Adrienne Dench with her late husband Tony's clock collection. Photo / Warren Buckland
Keeping an auction ticking along will be right up the alley of man-with-the-hammer Todd Foster on Saturday when he tries to sell lots of clocks.
There are about 160 of them in a collection built-up over the years by Napier man and career public servant Tony Dench, who died atthe age of 74 in September, leaving wife Adrienne to decide what should happen — keeping them, an auction, or a second-hand dealer.
She decided she they should go to Maidens and Foster in Tennyson St, Napier, where auctioneer Foster will open the doors for viewing from 8am, and start winding-up prospective buyers with the start of the auction as some of the clocks tick past 10am.

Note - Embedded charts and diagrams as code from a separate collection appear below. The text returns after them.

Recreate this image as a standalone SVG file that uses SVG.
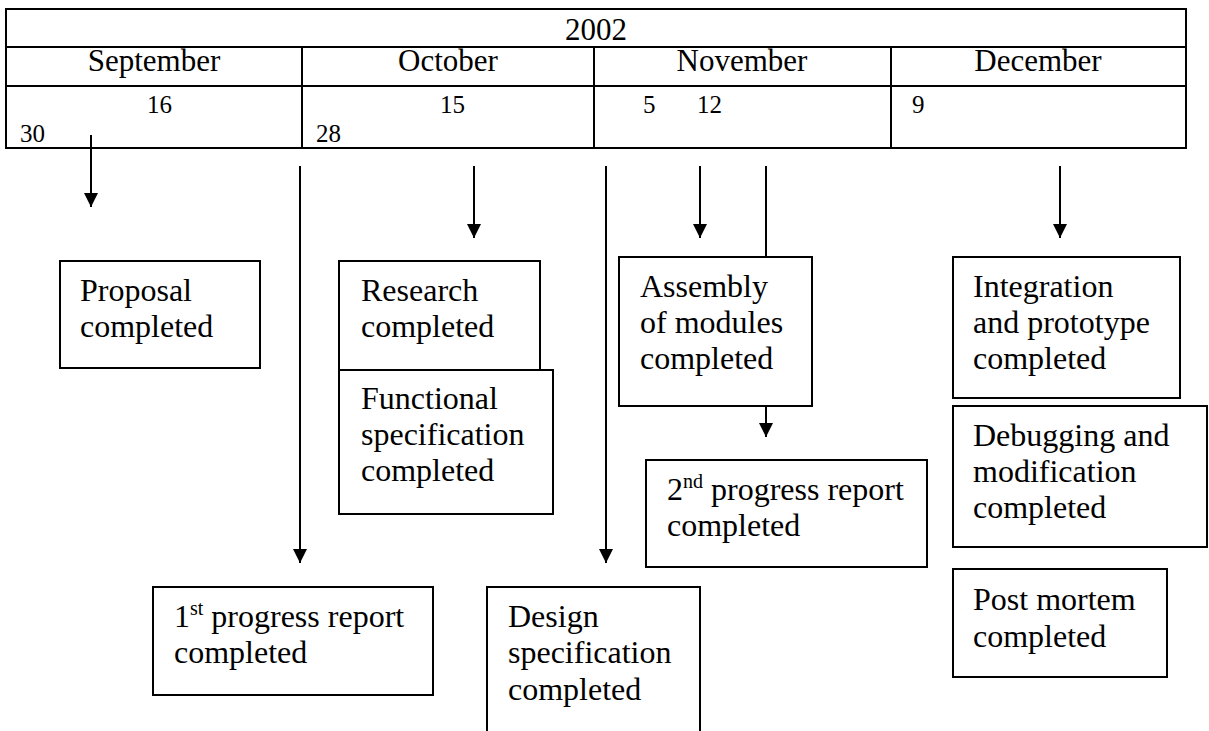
<svg xmlns="http://www.w3.org/2000/svg" width="1209" height="731" viewBox="0 0 1209 731">
<style>
.t{font-family:"Liberation Serif","Times New Roman",serif;font-size:32px;fill:#000}
.m{font-family:"Liberation Serif","Times New Roman",serif;font-size:31px;fill:#000}
.d{font-family:"Liberation Serif","Times New Roman",serif;font-size:25px;fill:#000}
.box{fill:#fff;stroke:#000;stroke-width:2}
.ln{stroke:#000;stroke-width:2;fill:none}
.c{text-anchor:middle}
</style>
<defs>
<marker id="ah" markerUnits="userSpaceOnUse" markerWidth="14" markerHeight="14" viewBox="0 0 14 14" refX="14" refY="7" orient="auto">
<path d="M0,0 L14,7 L0,14 z" fill="#000"/>
</marker>
</defs>
<rect width="1209" height="731" fill="#fff"/>
<g id="timeline">
<rect class="ln" x="6" y="9" width="1180" height="139"/>
<line class="ln" x1="6" y1="47" x2="1186" y2="47"/>
<line class="ln" x1="6" y1="86" x2="1186" y2="86"/>
<line class="ln" x1="302" y1="47" x2="302" y2="148"/>
<line class="ln" x1="594" y1="47" x2="594" y2="148"/>
<line class="ln" x1="891" y1="47" x2="891" y2="148"/>
<text class="m c" x="596" y="40">2002</text>
<text class="m c" x="154" y="71">September</text>
<text class="m c" x="448" y="71">October</text>
<text class="m c" x="742" y="71">November</text>
<text class="m c" x="1038" y="71">December</text>
<text class="d" x="147" y="113">16</text>
<text class="d" x="20" y="142">30</text>
<text class="d" x="440" y="113">15</text>
<text class="d" x="316" y="142">28</text>
<text class="d" x="643" y="113">5</text>
<text class="d" x="697" y="113">12</text>
<text class="d" x="912" y="113">9</text>
</g>
<g id="connectors">
<line class="ln" x1="91" y1="135" x2="91" y2="207" marker-end="url(#ah)"/>
<line class="ln" x1="300" y1="166" x2="300" y2="563" marker-end="url(#ah)"/>
<line class="ln" x1="474" y1="166" x2="474" y2="238" marker-end="url(#ah)"/>
<line class="ln" x1="606" y1="166" x2="606" y2="563" marker-end="url(#ah)"/>
<line class="ln" x1="700" y1="166" x2="700" y2="238" marker-end="url(#ah)"/>
<line class="ln" x1="766" y1="166" x2="766" y2="257"/>
<line class="ln" x1="766" y1="406" x2="766" y2="437" marker-end="url(#ah)"/>
<line class="ln" x1="1060" y1="166" x2="1060" y2="238" marker-end="url(#ah)"/>
</g>
<g id="proposal">
<rect class="box" x="60" y="261" width="200" height="107"/>
<text class="t" x="80" y="301">Proposal</text>
<text class="t" x="80" y="337">completed</text>
</g>
<g id="research">
<rect class="box" x="339" y="261" width="201" height="109"/>
<text class="t" x="361" y="301">Research</text>
<text class="t" x="361" y="337">completed</text>
</g>
<g id="functional">
<rect class="box" x="339" y="370" width="214" height="144"/>
<text class="t" x="361" y="409">Functional</text>
<text class="t" x="361" y="445">specification</text>
<text class="t" x="361" y="481">completed</text>
</g>
<g id="assembly">
<rect class="box" x="619" y="257" width="193" height="149"/>
<text class="t" x="640" y="297">Assembly</text>
<text class="t" x="640" y="333">of modules</text>
<text class="t" x="640" y="369">completed</text>
</g>
<g id="integration">
<rect class="box" x="953" y="257" width="227" height="141"/>
<text class="t" x="973" y="297">Integration</text>
<text class="t" x="973" y="333">and prototype</text>
<text class="t" x="973" y="369">completed</text>
</g>
<g id="debugging">
<rect class="box" x="953" y="406" width="254" height="141"/>
<text class="t" x="973" y="446">Debugging and</text>
<text class="t" x="973" y="482">modification</text>
<text class="t" x="973" y="518">completed</text>
</g>
<g id="progress2">
<rect class="box" x="646" y="460" width="281" height="107"/>
<text class="t" x="667" y="500">2<tspan font-size="20" dy="-12">nd</tspan><tspan dy="12"> progress report</tspan></text>
<text class="t" x="667" y="536">completed</text>
</g>
<g id="progress1">
<rect class="box" x="153" y="587" width="280" height="108"/>
<text class="t" x="174" y="627">1<tspan font-size="20" dy="-12">st</tspan><tspan dy="12"> progress report</tspan></text>
<text class="t" x="174" y="663">completed</text>
</g>
<g id="design">
<rect class="box" x="487" y="587" width="213" height="160"/>
<text class="t" x="508" y="627">Design</text>
<text class="t" x="508" y="663">specification</text>
<text class="t" x="508" y="700">completed</text>
</g>
<g id="postmortem">
<rect class="box" x="953" y="569" width="214" height="108"/>
<text class="t" x="973" y="610">Post mortem</text>
<text class="t" x="973" y="647">completed</text>
</g>
</svg>
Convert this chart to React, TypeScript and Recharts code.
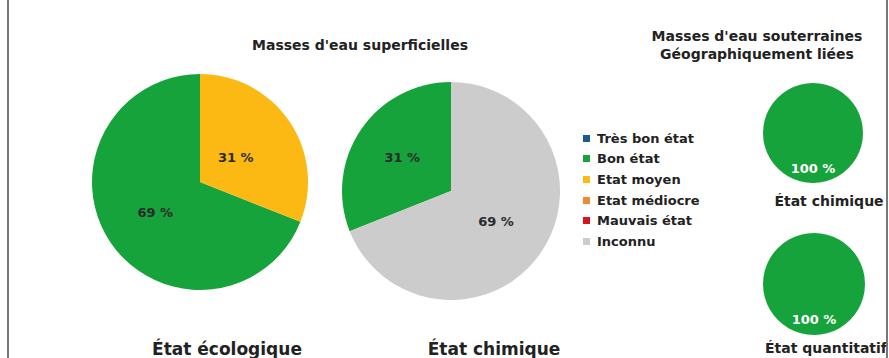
import React from 'react';
import { PieChart, Pie, Cell } from 'recharts';

const statusNames = ['Très bon état', 'Bon état', 'Etat moyen', 'Etat médiocre', 'Mauvais état', 'Inconnu'];
const statusColors = ['#1d5a8c', '#17a33b', '#fdb913', '#ef8a2f', '#d7141f', '#cccccc'];

// shares in %, in legend order
const ecoValues = [0, 69, 31, 0, 0, 0];
const chimSupValues = [0, 31, 0, 0, 0, 69];
const chimSoutValues = [0, 100, 0, 0, 0, 0];
const quantSoutValues = [0, 100, 0, 0, 0, 0];

const W = 889;
const H = 358;
const FONT = '"DejaVu Sans", sans-serif';

const toRows = (values: number[]) =>
  statusNames
    .map((name, i) => ({ name, value: values[i], color: statusColors[i] }))
    .filter((d) => d.value > 0);

// label sits on the slice's mid angle, at a fraction of the radius
const makeLabel = (factor: number, minorFactor: number, color: string) => (props: any) => {
  const { cx, cy, midAngle, outerRadius, value } = props;
  const k = value < 50 ? minorFactor : factor;
  const rad = (Math.PI / 180) * midAngle;
  const x = cx + outerRadius * k * Math.cos(rad);
  const y = cy - outerRadius * k * Math.sin(rad);
  return (
    <text
      x={x}
      y={y}
      textAnchor="middle"
      dominantBaseline="central"
      fill={color}
      fontSize={13}
      fontWeight="bold"
      fontFamily={FONT}
    >
      {`${value} %`}
    </text>
  );
};

const pies = [
  { key: 'eco', rows: toRows(ecoValues), cx: 200, cy: 182, r: 108, f: 0.5, fm: 0.4, lc: '#2a2a2a' },
  { key: 'chimSup', rows: toRows(chimSupValues), cx: 451, cy: 191, r: 109, f: 0.5, fm: 0.54, lc: '#2a2a2a' },
  { key: 'chimSout', rows: toRows(chimSoutValues), cx: 813, cy: 133, r: 50, f: 0.7, fm: 0.7, lc: '#ffffff' },
  { key: 'quantSout', rows: toRows(quantSoutValues), cx: 814, cy: 284, r: 51, f: 0.7, fm: 0.7, lc: '#ffffff' },
];

const textStyle = (x: number, y: number, size: number): React.CSSProperties => ({
  position: 'absolute',
  left: x,
  top: y,
  transform: 'translate(-50%, -50%)',
  fontFamily: FONT,
  fontWeight: 'bold',
  fontSize: size,
  color: '#222',
  whiteSpace: 'nowrap',
  lineHeight: 1.25,
  textAlign: 'center',
});

export default function App() {
  return (
    <div style={{ position: 'absolute', left: 0, top: 0, width: W, height: H, background: '#fff', overflow: 'hidden' }}>
      <PieChart width={W} height={H} margin={{ top: 0, right: 0, bottom: 0, left: 0 }}>
        {pies.map((p) => (
          <Pie
            key={p.key}
            data={p.rows}
            dataKey="value"
            nameKey="name"
            cx={p.cx}
            cy={p.cy}
            outerRadius={p.r}
            startAngle={90}
            endAngle={450}
            stroke="none"
            labelLine={false}
            label={makeLabel(p.f, p.fm, p.lc)}
            isAnimationActive={false}
          >
            {p.rows.map((d) => (
              <Cell key={d.name} fill={d.color} />
            ))}
          </Pie>
        ))}
      </PieChart>
      <div style={{ position: 'absolute', left: 583, top: 128, fontFamily: FONT, fontSize: 13, fontWeight: 'bold', color: '#222' }}>
        {statusNames.map((name, i) => (
          <div key={name} style={{ display: 'flex', alignItems: 'center', height: 20.6, whiteSpace: 'nowrap' }}>
            <div style={{ width: 7, height: 7, flexShrink: 0, background: statusColors[i], marginRight: 7 }} />
            <div>{name}</div>
          </div>
        ))}
      </div>
      <div style={textStyle(360, 46, 14)}>Masses d'eau superficielles</div>
      <div style={textStyle(757, 45, 14)}>
        Masses d'eau souterraines
        <br />
        Géographiquement liées
      </div>
      <div style={textStyle(227, 350, 17)}>État écologique</div>
      <div style={textStyle(494, 350, 17)}>État chimique</div>
      <div style={textStyle(829, 202, 14)}>État chimique</div>
      <div style={textStyle(826, 349, 14)}>État quantitatif</div>
      <div style={{ position: 'absolute', left: 7, top: 0, width: 2, height: H, background: '#777' }} />
      <div style={{ position: 'absolute', left: 886, top: 0, width: 2, height: H, background: '#777' }} />
    </div>
  );
}
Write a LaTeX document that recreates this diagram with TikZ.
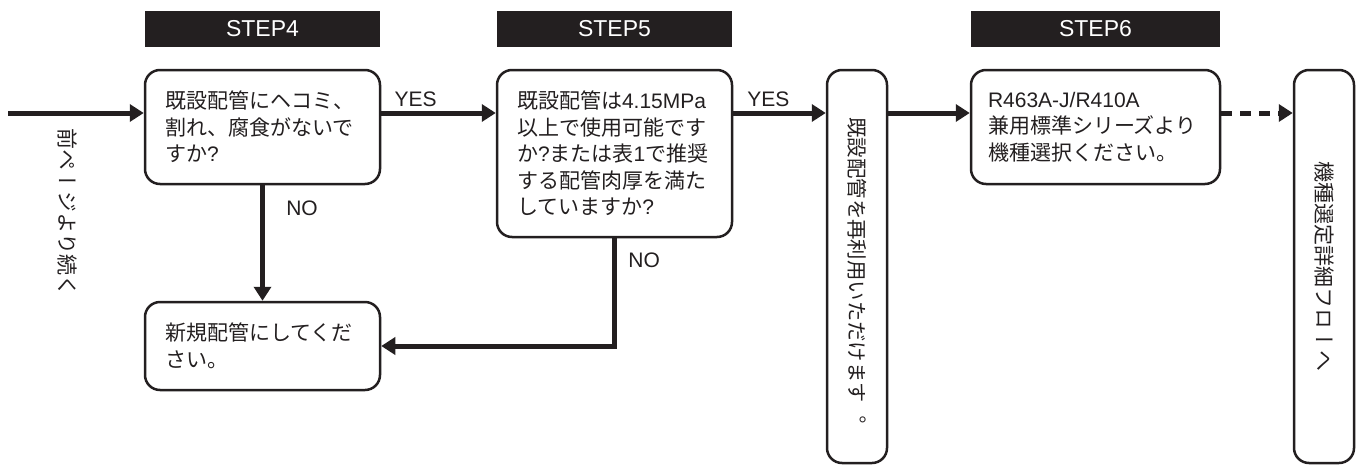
\documentclass[tikz,border=0pt]{standalone}
\usepackage{fontspec}
\setmainfont{Noto Sans CJK JP}
\newfontfamily\tatefont[Vertical=RotatedGlyphs]{Noto Sans CJK JP}
\newfontfamily\latinfont{Liberation Sans}
\usetikzlibrary{positioning, arrows.meta, calc}
\definecolor{cInk}{RGB}{35,31,32}

\begin{document}
\begin{tikzpicture}[x=1pt, y=-1pt,
    every node/.style={font=\fontsize{21}{26.5}\selectfont, text=cInk},
    stepbar/.style={fill=cInk, text=white, minimum width=235pt, minimum height=36pt, inner sep=0pt,
                    font=\latinfont\fontsize{23}{26}\selectfont},
    qbox/.style={draw=cInk, line width=2.5pt, rounded corners=15pt, align=left, inner xsep=20pt, text width=195pt},
    tatebox/.style={draw=cInk, line width=2.5pt, rounded corners=15pt, minimum width=60pt, minimum height=393pt, inner sep=0pt},
    flow/.style={draw=cInk, line width=5pt, -{Triangle[length=14pt, width=17pt]}},
    ans/.style={font=\latinfont\fontsize{21}{24}\selectfont}]

    \useasboundingbox (0,0) rectangle (1362,466);

    % STEP headers
    \node[stepbar] (step4) at (262.5,29) {STEP4};
    \node[stepbar] (step5) at (614.5,29) {STEP5};
    \node[stepbar, minimum width=249pt] (step6) at (1095.5,29) {STEP6};

    % Defining the boxes
    \node[qbox, minimum height=114pt] (q4) at (262.5,127)
        {既設配管にヘコミ、\\割れ、腐食がないで\\すか{\latinfont ?}};
    \node[qbox, minimum height=167pt] (q5) at (614.5,153.5)
        {既設配管は{\latinfont 4.15MPa}\\以上で使用可能です\\か{\latinfont ?}または表{\latinfont 1}で推奨\\する配管肉厚を満た\\していますか{\latinfont ?}};
    \node[qbox, minimum height=88pt] (renew) at (262.5,346) {新規配管にしてくだ\\さい。};
    \node[tatebox] (reuse) at (857,266.5)
        {\raisebox{-8pt}{\rotatebox{-90}{\tatefont\fontsize{20.4}{24}\selectfont 既設配管を再利用いただけます。}}};
    \node[qbox, text width=215pt, inner xsep=17pt, minimum height=114pt] (q6) at (1095.5,127)
        {{\latinfont R463A-J/R410A}\\兼用標準シリーズより\\機種選択ください。};
    \node[tatebox] (detail) at (1324,266.5) {\rotatebox{-90}{\tatefont 機種選定詳細フローへ}};

    % Coming from the previous page
    \coordinate (start) at (8,113);
    \node (prev) at (68,212) {\rotatebox{-90}{\tatefont 前ページより続く}};

    % Paths and transitions
    \path[every edge/.style={flow}]
    (start) edge (start -| q4.west)
    (q4.east |- start) edge node[ans, above, pos=0.3] {YES} (q5.west |- start)
    (q5.east |- start) edge node[ans, above, pos=0.38] {YES} (reuse.west |- start)
    (reuse.east |- start) edge (q6.west |- start)
    (q6.east |- start) edge[dash pattern=on 11pt off 8pt] (detail.west |- start)
    (q4.south) edge node[ans, right=18pt, pos=0.2] {NO} (renew.north);
    \draw[flow] (q5.south) |- node[ans, right=8pt, pos=0.1] {NO} (renew.east);

\end{tikzpicture}
\end{document}
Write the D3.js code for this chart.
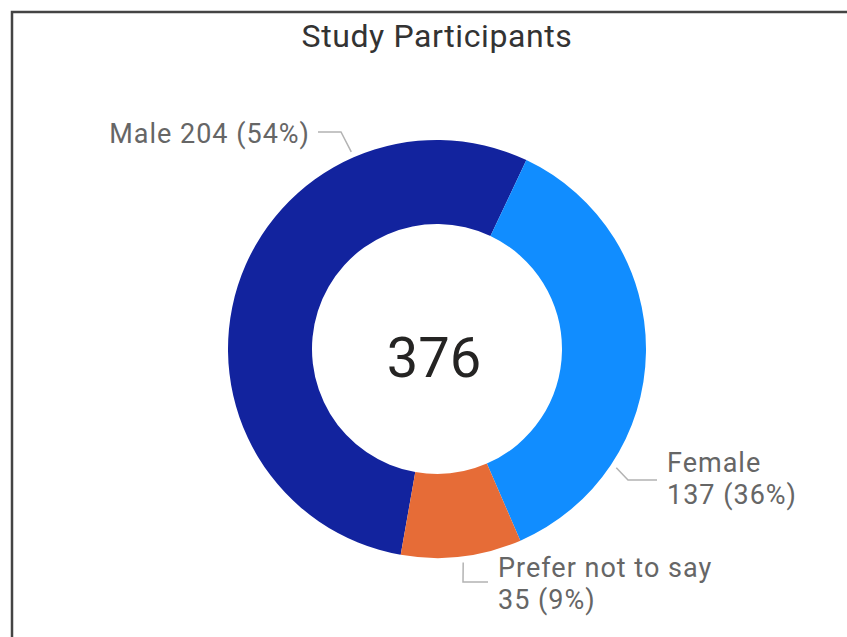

They're all wind-up clocks, no batteries, no quartz, and Mrs Dench assures, all are in working order.
It's just that her husband didn't have time to wind them all up every couple of weeks, but he would usually have a few going in the large garage which he found to be the dream home for a bit of clock-watching when they moved to Napier from Auckland about 2001.
She reckons he only married her for her grandfather clock, which once belonged to her grandmother, and in any event she had always found something calming and soothing about clocks that ticked and tocked and peeled and chimed through the night.
Holidays had always been an opportunity for clock buying, including one particular chimer he bought in the UK — his pendulum of interest having swung from American to English clocks.
Having made the purchase he worried about how he was going to get home, so he bought a suitcase for use as carry-on luggage, and packed it with the clocked wrapped in some of the wife's finest.